Sure it’s a gamble. Maybe even most Democrats have been so brainwashed by the terror-and-fear factory in Washington and its 24/7 echo chamber, the prostituted mainstream media, that they will recoil in horror at the notion of America unilaterally cutting back on its military spending. But running for office as a “revolutionary” is by definition a gamble, and successful gambles require making big bets.
My guess is that most people — at least on the Democratic side — are smarter than that. If two articulate candidates — Sen. Sanders and now the eminently qualified Rep. Gabbard — were to go out on the stump explaining that the decades of massive military spending and the decades of illegal wars and subversions initiated by the US have clearly and unarguably done nothing but make the world and the US more violent and unsafe, while meanwhile bankrupting America — people would probably get it, in which case Hillary Clinton’s big win in South Carolina would become little more than a historical artifact.
As I wrote in an earlier article, Clinton won in South Carolina because a battered and oppressed black population in that apartheid state, effectively barred from participation in their own state’s governance, and comprising almost two-thirds of a minority Democratic electorate there, desperately wants a Democratic president — any Democratic president. That’s why, despite widely believing Clinton to be untrustworthy, they voted for her: they simply didn’t believe Sanders could win.

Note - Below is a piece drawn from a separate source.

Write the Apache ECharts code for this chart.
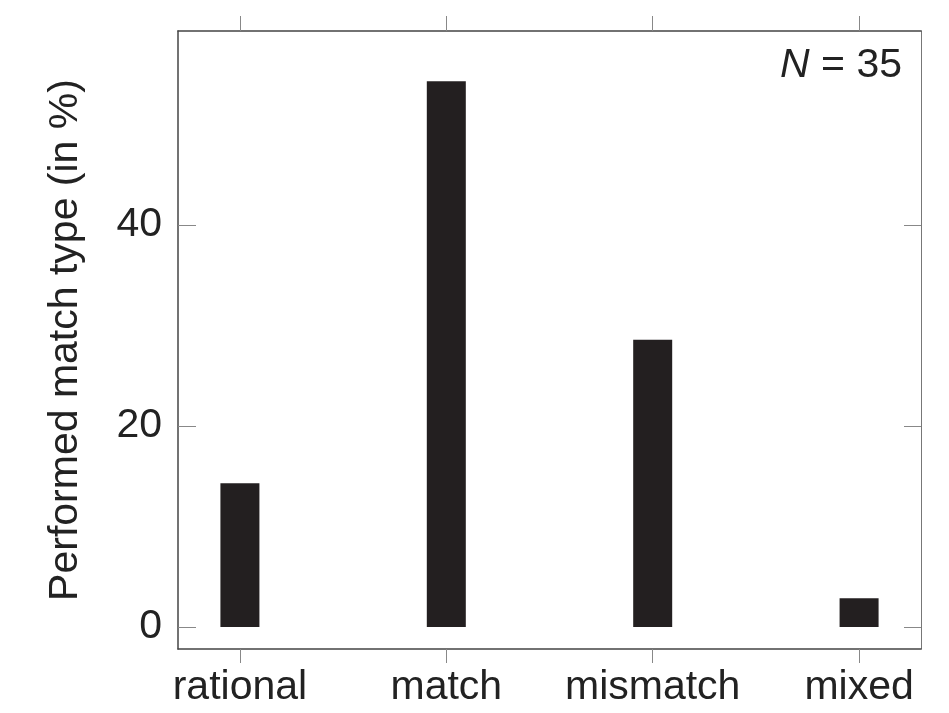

To overcome that kind of defeatist thinking, Sanders needs to swing for the dollar seats and blow his opponent out of the water, and that means taking on the US war machine and challenging Clinton not as simply a woman with bad judgement (Iraq), but as a dangerous war-monger and a corporate shill who can be counted on to continue with massive military spending and war-mongering.
Gabbard’s surprise endorsement of Sanders, based on what she said is her respect for “his approach to foreign policy and avoiding unnecessary wars,” gives him the chance to take that big swing of the bat.